In the life of Ignatius, therefore, is hope for us all. If we be sinners, there is hope of great sanctity. If we are just passive, there is still hope and the saints are raised upon our altars to be imitated. It is unfortunate that practically all of the lives of saints which we read are, for the most part, the lives of people who cannot be imitated. We can read the life of our Lord in the Gospels, and we feel we can imitate Him who is the Son of God. We then read the life of a saint, and we feel we cannot imitate his life at all. It is not the fault of the saints, it is the fault of the men who wrote their lives. We may each and every one of us see in Christ's Resurrection the potentialities of our own, if we by the grace of God can transform our humdrum existence into great sanctity.

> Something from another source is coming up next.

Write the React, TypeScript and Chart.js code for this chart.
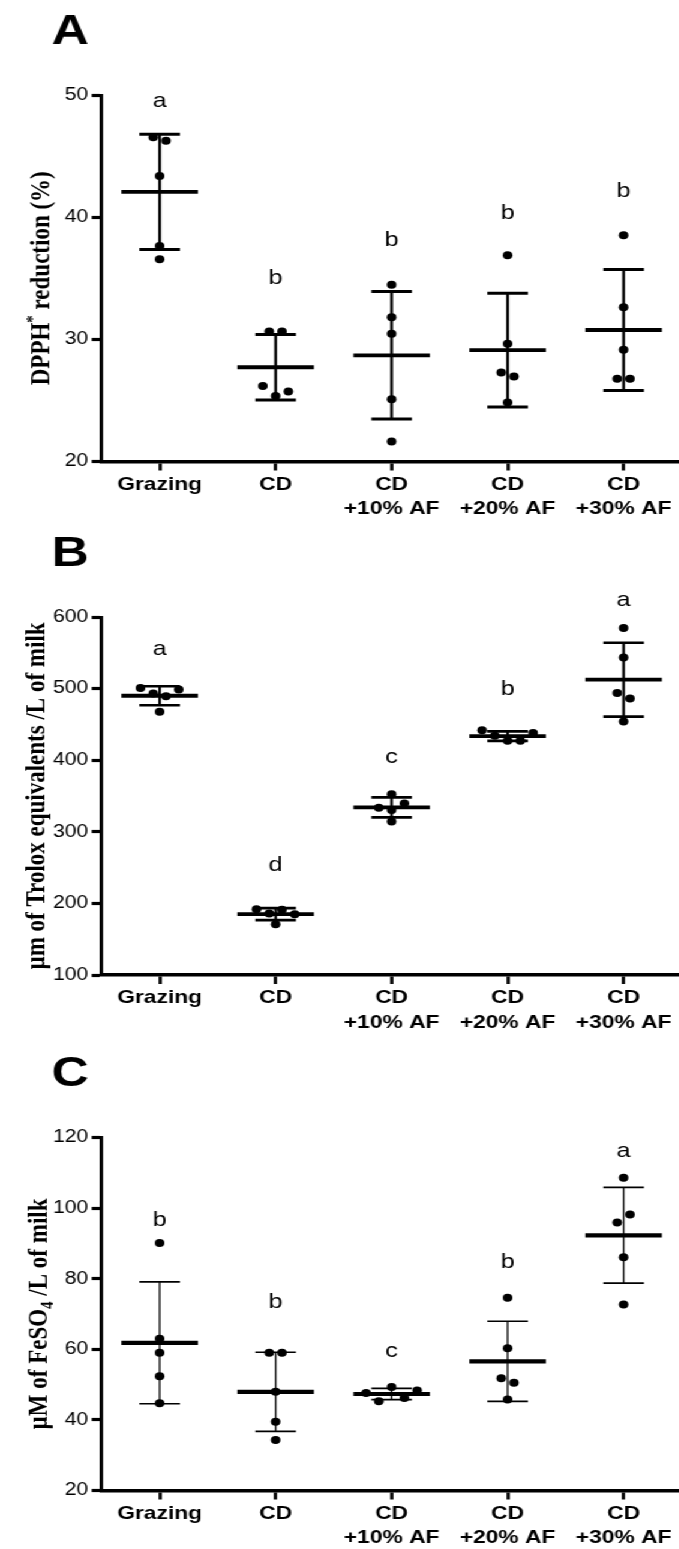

Down in the gutter of the city street was a drop of water, soiled and dirty and stagnant; and way up in the heavens a gentle sunbeam saw it, reached from out his azure sky down to the drop, kissed it, thrilled it through and through with new strange life and hopes, and lifted it up higher and higher and higher beyond the clouds, and one day left it as a flake of immaculate snow on a mountain-top. Just so our own routine lives can be ennobled and perfected, provided we bring together the inspiration of vigor, of apostolic zeal and salt, the inspiration of a Great Captain bearing five wounds in the forefront of the battle.

When we see this, we, like Ignatius, may understand through his method of prayer the meaning of the shape of the human heart. He tried to bring home to us what was our destiny, in his meditations, and in that I see he solved the mystery of the heart. Our human heart is not perfect in shape and contour, like a valentine heart. There seems to be a small piece missing out of the side of every human heart that may symbolize the piece that was torn out of the heart of the universe, of humanity, on the Cross. But I think the real meaning is that, as Almighty God made each and. every human heart, He kept a small sample of it in Heaven and sent the rest of it into this world to be ever reminded that it would never be really happy, never be really peaceful, never be really wholehearted, until it went back again to God to recover the piece that He has been keeping for it from all eternity.